PROBLEM REQUIREMENTS: Retype each line exactly. Skip images.
= = = =
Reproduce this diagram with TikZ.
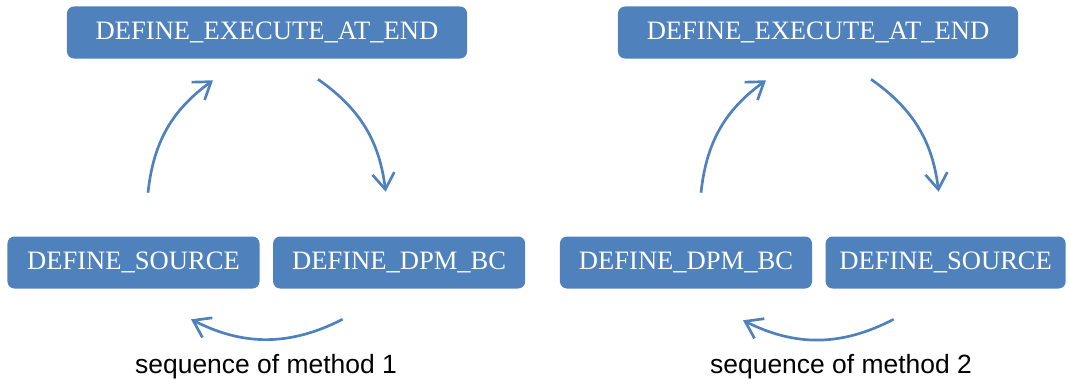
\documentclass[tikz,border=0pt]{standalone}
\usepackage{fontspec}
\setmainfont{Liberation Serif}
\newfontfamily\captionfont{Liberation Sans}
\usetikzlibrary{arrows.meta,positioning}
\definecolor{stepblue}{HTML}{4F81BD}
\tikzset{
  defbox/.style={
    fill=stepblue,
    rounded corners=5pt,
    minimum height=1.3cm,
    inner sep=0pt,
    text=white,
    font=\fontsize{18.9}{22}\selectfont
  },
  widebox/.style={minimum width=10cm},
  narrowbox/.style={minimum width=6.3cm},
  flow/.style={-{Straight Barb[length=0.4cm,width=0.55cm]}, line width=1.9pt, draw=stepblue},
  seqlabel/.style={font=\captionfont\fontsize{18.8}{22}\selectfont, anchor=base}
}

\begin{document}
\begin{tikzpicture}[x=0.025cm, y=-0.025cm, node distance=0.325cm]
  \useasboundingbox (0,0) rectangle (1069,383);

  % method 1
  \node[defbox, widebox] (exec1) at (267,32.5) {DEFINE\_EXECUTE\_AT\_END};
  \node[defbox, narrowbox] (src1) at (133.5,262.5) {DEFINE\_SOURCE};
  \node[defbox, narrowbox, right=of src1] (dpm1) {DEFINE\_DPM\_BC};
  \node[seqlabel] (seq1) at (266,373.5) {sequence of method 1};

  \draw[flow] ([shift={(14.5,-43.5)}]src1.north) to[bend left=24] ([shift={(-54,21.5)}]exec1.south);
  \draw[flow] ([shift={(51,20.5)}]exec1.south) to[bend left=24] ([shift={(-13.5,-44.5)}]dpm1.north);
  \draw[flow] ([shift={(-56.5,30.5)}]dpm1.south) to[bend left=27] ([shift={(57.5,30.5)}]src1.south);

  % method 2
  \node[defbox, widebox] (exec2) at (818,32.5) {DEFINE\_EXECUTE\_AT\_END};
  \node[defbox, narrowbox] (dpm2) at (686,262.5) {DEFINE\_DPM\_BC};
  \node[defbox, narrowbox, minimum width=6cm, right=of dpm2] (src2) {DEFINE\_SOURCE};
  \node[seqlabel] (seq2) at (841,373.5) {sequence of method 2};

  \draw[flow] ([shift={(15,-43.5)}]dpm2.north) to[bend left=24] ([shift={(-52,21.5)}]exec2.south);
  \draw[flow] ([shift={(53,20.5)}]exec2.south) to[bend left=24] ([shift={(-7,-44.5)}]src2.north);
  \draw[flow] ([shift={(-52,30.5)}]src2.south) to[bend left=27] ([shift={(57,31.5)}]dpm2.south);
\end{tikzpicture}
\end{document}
= = = =
FINAL ANSWER:
Reproduce this diagram with TikZ.
\documentclass[tikz,border=0pt]{standalone}
\usepackage{fontspec}
\setmainfont{Liberation Serif}
\newfontfamily\captionfont{Liberation Sans}
\usetikzlibrary{arrows.meta,positioning}
\definecolor{stepblue}{HTML}{4F81BD}
\tikzset{
  defbox/.style={
    fill=stepblue,
    rounded corners=5pt,
    minimum height=1.3cm,
    inner sep=0pt,
    text=white,
    font=\fontsize{18.9}{22}\selectfont
  },
  widebox/.style={minimum width=10cm},
  narrowbox/.style={minimum width=6.3cm},
  flow/.style={-{Straight Barb[length=0.4cm,width=0.55cm]}, line width=1.9pt, draw=stepblue},
  seqlabel/.style={font=\captionfont\fontsize{18.8}{22}\selectfont, anchor=base}
}

\begin{document}
\begin{tikzpicture}[x=0.025cm, y=-0.025cm, node distance=0.325cm]
  \useasboundingbox (0,0) rectangle (1069,383);

  % method 1
  \node[defbox, widebox] (exec1) at (267,32.5) {DEFINE\_EXECUTE\_AT\_END};
  \node[defbox, narrowbox] (src1) at (133.5,262.5) {DEFINE\_SOURCE};
  \node[defbox, narrowbox, right=of src1] (dpm1) {DEFINE\_DPM\_BC};
  \node[seqlabel] (seq1) at (266,373.5) {sequence of method 1};

  \draw[flow] ([shift={(14.5,-43.5)}]src1.north) to[bend left=24] ([shift={(-54,21.5)}]exec1.south);
  \draw[flow] ([shift={(51,20.5)}]exec1.south) to[bend left=24] ([shift={(-13.5,-44.5)}]dpm1.north);
  \draw[flow] ([shift={(-56.5,30.5)}]dpm1.south) to[bend left=27] ([shift={(57.5,30.5)}]src1.south);

  % method 2
  \node[defbox, widebox] (exec2) at (818,32.5) {DEFINE\_EXECUTE\_AT\_END};
  \node[defbox, narrowbox] (dpm2) at (686,262.5) {DEFINE\_DPM\_BC};
  \node[defbox, narrowbox, minimum width=6cm, right=of dpm2] (src2) {DEFINE\_SOURCE};
  \node[seqlabel] (seq2) at (841,373.5) {sequence of method 2};

  \draw[flow] ([shift={(15,-43.5)}]dpm2.north) to[bend left=24] ([shift={(-52,21.5)}]exec2.south);
  \draw[flow] ([shift={(53,20.5)}]exec2.south) to[bend left=24] ([shift={(-7,-44.5)}]src2.north);
  \draw[flow] ([shift={(-52,30.5)}]src2.south) to[bend left=27] ([shift={(57,31.5)}]dpm2.south);
\end{tikzpicture}
\end{document}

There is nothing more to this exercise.